It Is What It Is

It Is What It Is


Robert Heinlein advised, “Never try to teach a pig to sing.  It’s a waste of your time and it annoys the pig.”  He was a writer of unsubtle style but with a knack for saying what needed to be said.  Once you give a nod to his fundamental logic (It has also been attributed to Mark Twain.), the trick then is in recognizing the pig.  Too often it looks and sounds like a soprano.  But it’s still a pig.

That bright optimism that infects the young, the feeble and a good many Englishmen, declares that nothing is beyond the reach of the dedicated and committed.  You can make pigs sing if you try hard enough.  But these days I’m more inclined to let a pig squeal and grunt.  Singing?  Don’t think so.

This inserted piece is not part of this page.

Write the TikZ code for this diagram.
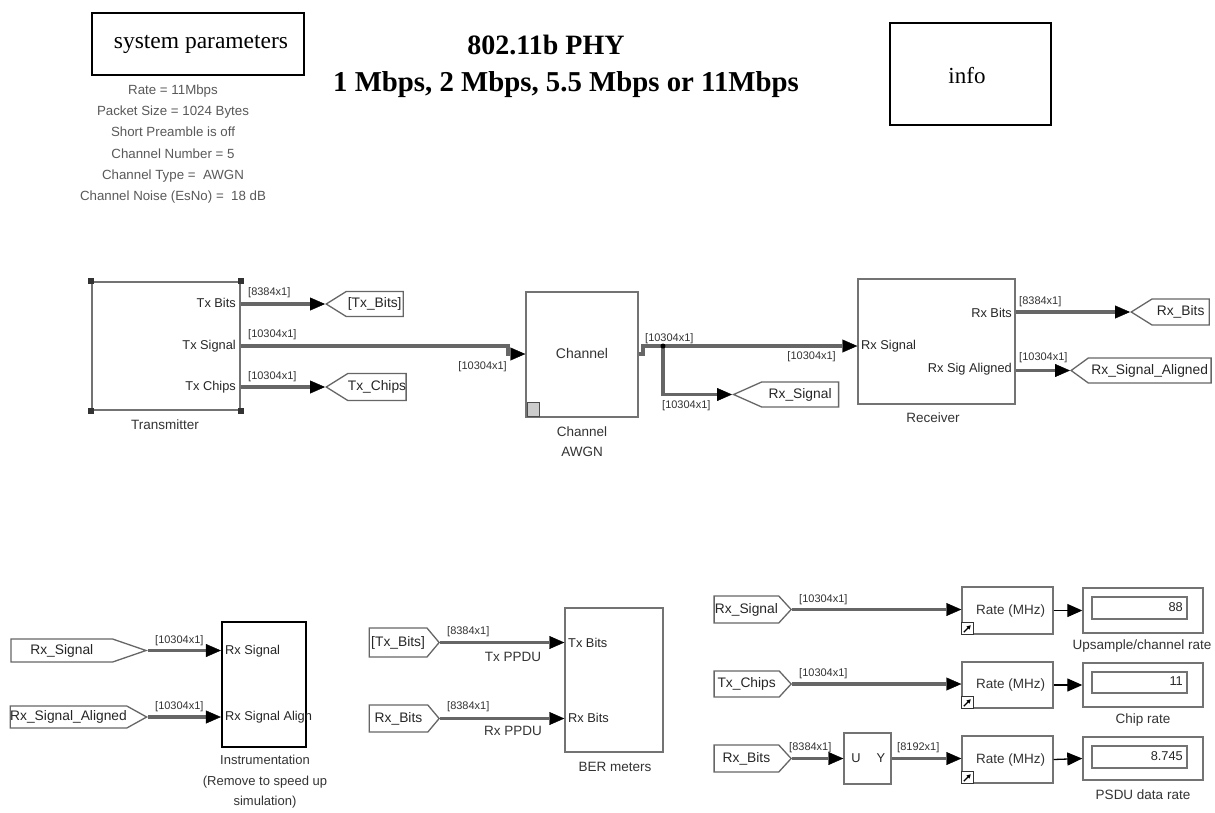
\documentclass[tikz,border=0pt]{standalone}
\usepackage{fontspec}
\setmainfont{Liberation Serif}
\setsansfont{Liberation Sans}
\usetikzlibrary{arrows.meta,shapes.symbols}
\tikzset{
  every node/.style={font=\sffamily},
  blk/.style={draw=black!55, line width=1.4pt, inner sep=0pt, fill=white},
  port/.style={font=\sffamily\fontsize{12.8}{14}\selectfont, text=black!85, inner sep=0pt},
  captxt/.style={font=\sffamily\fontsize{13.5}{15}\selectfont, text=black!80, inner sep=0pt},
  slab/.style={font=\sffamily\fontsize{11}{12}\selectfont, text=black!80, inner sep=0pt},
  tagbase/.style={shape=signal, draw=black!60, line width=1.3pt, inner sep=0pt, fill=white,
    font=\sffamily\fontsize{13.8}{15}\selectfont, text=black!85},
  gotag/.style={tagbase, signal to=west},
  fromtag/.style={tagbase, signal to=east},
  sig/.style={draw=black!60, line width=3.2pt, -{Triangle[length=15pt,width=13pt,line width=0.4pt,color=black]}},
  signo/.style={draw=black!60, line width=3.2pt},
  thinarr/.style={draw=black, line width=1.3pt, -{Triangle[length=15pt,width=13pt]}},
}
\begin{document}
\begin{tikzpicture}[x=1pt,y=-1pt]
\path[use as bounding box, fill=white] (0,0) rectangle (1215,812);

% ---------- header ----------
\node[draw=black, line width=1.5pt, minimum width=212, minimum height=62, inner sep=0pt,
      font=\rmfamily\fontsize{23.5}{26}\selectfont] (sp) at (198,44) {\hspace{6pt}system parameters};
\node[align=center, text=black!65, font=\sffamily\fontsize{13.3}{21.2}\selectfont] (par) at (173,144)
  {Rate = 11Mbps\\Packet Size = 1024 Bytes\\Short Preamble is off\\Channel Number = 5\\Channel Type =\ \ AWGN\\Channel Noise (EsNo) =\ \ 18 dB};
\node[font=\rmfamily\bfseries\fontsize{28}{32}\selectfont] (t1) at (546,45) {802.11b PHY};
\node[font=\rmfamily\bfseries\fontsize{28.8}{32}\selectfont] (t2) at (566,85) {1 Mbps, 2 Mbps, 5.5 Mbps or 11Mbps};
\node[draw=black, line width=1.5pt, minimum width=161, minimum height=102, inner sep=0pt,
      font=\rmfamily\fontsize{23}{26}\selectfont] (info) at (970.5,74) {};
\node[font=\rmfamily\fontsize{23}{26}\selectfont, inner sep=0pt] (infot) at (967,76) {info};

% ---------- transmitter ----------
\node[blk, minimum width=148, minimum height=128, line width=1.6pt] (tx) at (166,346) {};
\foreach \a in {north west, north east, south west, south east}
  \fill[black!80] (tx.\a) ++(-3,-3) rectangle ++(6,6);
\node[port, anchor=east] (txp1) at (236,303) {Tx Bits};
\node[port, anchor=east] (txp2) at (236,346) {Tx Signal};
\node[port, anchor=east] (txp3) at (236,387) {Tx Chips};
\node[captxt] (txc) at (165,425) {Transmitter};

\node[gotag, signal pointer angle=64, minimum width=77, minimum height=25, anchor=west] (tbt) at (325,304) {[Tx\_Bits]};
\node[gotag, signal pointer angle=64, minimum width=77, minimum height=27, anchor=west] (tct) at (325,387) {Tx\_Chips};

% ---------- channel ----------
\node[blk, minimum width=112, minimum height=125] (ch) at (582,354.5) {};
\node[captxt, font=\sffamily\fontsize{14}{15}\selectfont] (cht) at (582,353) {Channel};
\node[draw=black!70, line width=1pt, fill=black!20, minimum width=12, minimum height=14, inner sep=0pt] (chi) at (533.5,409) {};
\node[captxt, align=center, font=\sffamily\fontsize{13.5}{20}\selectfont] (chc) at (582,442) {Channel\\AWGN};

% ---------- receiver ----------
\node[blk, minimum width=157, minimum height=125] (rx) at (936.5,341.5) {};
\node[port, anchor=west] (rxp1) at (861,346) {Rx Signal};
\node[port, anchor=east] (rxp2) at (1012,313) {Rx Bits};
\node[port, anchor=east] (rxp3) at (1012,369) {Rx Sig Aligned};
\node[captxt] (rxc) at (933,418) {Receiver};

\node[gotag, signal pointer angle=48, minimum width=105, minimum height=25, anchor=west] (rst) at (732,394.5) {Rx\_Signal};
\node[gotag, signal pointer angle=64, minimum width=78, minimum height=26, anchor=west] (rbt) at (1130,312) {Rx\_Bits};
\node[gotag, signal pointer angle=72, minimum width=140, minimum height=25, anchor=west] (rsat) at (1070,370.5) {Rx\_Signal\_Aligned};

% ---------- top connectors ----------
\coordinate (tsj1) at (508,346);
\coordinate (tsj2) at (508,354);
\coordinate (coj1) at (643,354);
\coordinate (coj2) at (643,346);
\coordinate (br) at (663,346);
\draw[sig] (tx.east |- tbt) -- (tbt.west);
\draw[sig] (tx.east |- tct) -- (tct.west);
\draw[sig] (tx.east |- tsj1) -- (tsj1) -- (tsj2) -- (ch.west |- tsj2);
\draw[signo] (ch.east |- coj1) -- (coj1) -- (coj2) -- (br);
\draw[sig] (br) -- (rx.west |- br);
\draw[sig] (br) |- (rst.west);
\fill[black] (br) circle (2.5);
\draw[sig] (rx.east |- rbt) -- (rbt.west);
\draw[sig] (rx.east |- rsat) -- (rsat.west);

\node[slab, anchor=west] (l1) at (248,293) {[8384x1]};
\node[slab, anchor=west] (l2) at (248,335) {[10304x1]};
\node[slab, anchor=west] (l3) at (248,377) {[10304x1]};
\node[slab, anchor=east] (l4) at (507,367) {[10304x1]};
\node[slab, anchor=west] (l5) at (645,339) {[10304x1]};
\node[slab, anchor=east] (l6) at (836,357) {[10304x1]};
\node[slab, anchor=west] (l7) at (662,406) {[10304x1]};
\node[slab, anchor=west] (l8) at (1019,302) {[8384x1]};
\node[slab, anchor=west] (l9) at (1019,358) {[10304x1]};

% ---------- instrumentation ----------
\node[fromtag, signal pointer angle=38, minimum width=135, minimum height=23, anchor=east] (fRs) at (148,650.5) {Rx\_Signal};
\node[fromtag, signal pointer angle=58, minimum width=135, minimum height=22, anchor=east] (fRsa) at (148,717) {Rx\_Signal\_Aligned};
\node[draw=black, line width=2.2pt, minimum width=84, minimum height=125, inner sep=0pt] (ins) at (264,684.5) {};
\node[port, anchor=west] (insp1) at (225,651) {Rx Signal};
\node[port, anchor=west] (insp2) at (225,717) {Rx Signal Align};
\node[captxt, align=center, font=\sffamily\fontsize{13}{20.5}\selectfont] (insc) at (265,782) {Instrumentation\\(Remove to speed up\\simulation)};
\draw[sig] (fRs.east) -- (ins.west |- fRs.east);
\draw[sig] (fRsa.east) -- (ins.west |- fRsa.east);
\node[slab, anchor=west] (l10) at (155,641) {[10304x1]};
\node[slab, anchor=west] (l11) at (155,707) {[10304x1]};

% ---------- BER meters ----------
\node[fromtag, signal pointer angle=100, minimum width=70, minimum height=29, anchor=east] (fTb) at (440,642.5) {[Tx\_Bits]};
\node[fromtag, signal pointer angle=100, minimum width=70, minimum height=27, anchor=east] (fRb) at (440,718.5) {Rx\_Bits};
\node[blk, minimum width=98, minimum height=144] (ber) at (614,680) {};
\node[port, anchor=west] (berp1) at (568,643) {Tx Bits};
\node[port, anchor=west] (berp2) at (568,718) {Rx Bits};
\node[captxt] (berc) at (615,767) {BER meters};
\draw[sig] (fTb.east) -- (ber.west |- fTb.east);
\draw[sig] (fRb.east) -- (ber.west |- fRb.east);
\node[slab, anchor=west] (l12) at (447,632) {[8384x1]};
\node[slab, anchor=west] (l13) at (447,707) {[8384x1]};
\node[captxt] (tpp) at (513,657) {Tx PPDU};
\node[captxt] (rpp) at (513,731) {Rx PPDU};

% ---------- rate meters ----------
\node[fromtag, signal pointer angle=95, minimum width=77, minimum height=27, anchor=east] (fRs2) at (792,609.5) {Rx\_Signal};
\node[fromtag, signal pointer angle=95, minimum width=77, minimum height=26, anchor=east] (fTc) at (792,684) {Tx\_Chips};
\node[fromtag, signal pointer angle=95, minimum width=77, minimum height=27, anchor=east] (fRb2) at (792,758.5) {Rx\_Bits};

\node[blk, minimum width=47, minimum height=51] (uy) at (867.5,758.5) {};
\node[port] (uyu) at (856,758) {U};
\node[port] (uyy) at (881,758) {Y};

\node[blk, minimum width=91, minimum height=47] (r1) at (1007.5,610.5) {};
\node[blk, minimum width=91, minimum height=46] (r2) at (1007.5,685) {};
\node[blk, minimum width=91, minimum height=47] (r3) at (1007.5,759.5) {};
\foreach \n in {r1,r2,r3}{
  \node[captxt] (\n t) at ([xshift=3pt]\n.center) {Rate (MHz)};
  \draw[black!80, line width=1pt, fill=white] (\n.south west) rectangle ++(12,-12);
  \draw[black, line width=1.2pt, -{Triangle[length=4pt,width=4pt]}] ([xshift=2.5pt,yshift=2.5pt]\n.south west) -- ++(7,-7);
}

\node[blk, minimum width=120, minimum height=45] (d1) at (1143,610.5) {};
\node[blk, minimum width=120, minimum height=44] (d2) at (1143,685) {};
\node[blk, minimum width=120, minimum height=43] (d3) at (1143,758.5) {};
\node[blk, line width=1.2pt, minimum width=95, minimum height=22] (d1i) at (1139.5,608) {};
\node[blk, line width=1.2pt, minimum width=95, minimum height=21] (d2i) at (1139.5,682.5) {};
\node[blk, line width=1.2pt, minimum width=95, minimum height=22] (d3i) at (1139.5,757) {};
\node[port, anchor=east] (v1) at (1183,607) {88};
\node[port, anchor=east] (v2) at (1183,681) {11};
\node[port, anchor=east] (v3) at (1183,756) {8.745};
\node[captxt] (d1c) at (1142,646) {Upsample/channel rate};
\node[captxt] (d2c) at (1143,720) {Chip rate};
\node[captxt] (d3c) at (1143,795) {PSDU data rate};

\draw[sig] (fRs2.east) -- (r1.west |- fRs2.east);
\draw[sig] (fTc.east) -- (r2.west |- fTc.east);
\draw[sig] (fRb2.east) -- (uy.west |- fRb2.east);
\draw[sig] (uy.east |- fRb2.east) -- (r3.west |- fRb2.east);
\draw[thinarr] (r1.east) -- (d1.west);
\draw[thinarr] (r2.east) -- (d2.west);
\draw[thinarr] (r3.east) -- (d3.west);

\node[slab, anchor=west] (l14) at (799,600) {[10304x1]};
\node[slab, anchor=west] (l15) at (799,674) {[10304x1]};
\node[slab, anchor=west] (l16) at (789,748) {[8384x1]};
\node[slab, anchor=west] (l17) at (897,748) {[8192x1]};
\end{tikzpicture}
\end{document}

I’m not certain when or how this happened, but I suspect it was a slow transition.  There is no defining anecdote to illustrate the point, no dawning realization.  No “Eureka” moment.  Maybe I just developed an appreciation for pigs and how truly fine they are, rooting among the turnips or turning on a spit.

The realization that ‘it is what it is’ comes mostly from the passage of years unless it’s beaten into you early in some brutal way by hunger or disease or a parent fond of delivering drunken, mean-spirited thrashings.  But the revelation is a blessing.

Make it Commandment #11 – “Thou shall not cause a pig to sing!” and save the world a lot of grief.

If on the left, I pile all the things I would change and on the right all the things I can never change, even as my time grows shorter, it’s the pile on the right that continues to grow.  The one on the left just dwindles.  Maybe it’s fatalism.  Maybe it’s wisdom.  Maybe it’s just nature’s way.    

Dylan Thomas was 37 years old when he entreated his father to “rage against the dying of the light” and so was still young enough to be obsessed with raising his hand against the tide’s inrushing flow.  We’ll never know his father’s reply.  Had it been me, it would have been “Bugger off!  I’m Busy!!!”  

It all boils down to recognizing the fine qualities of both silk purses and sows’ ears and appreciating both for what they are.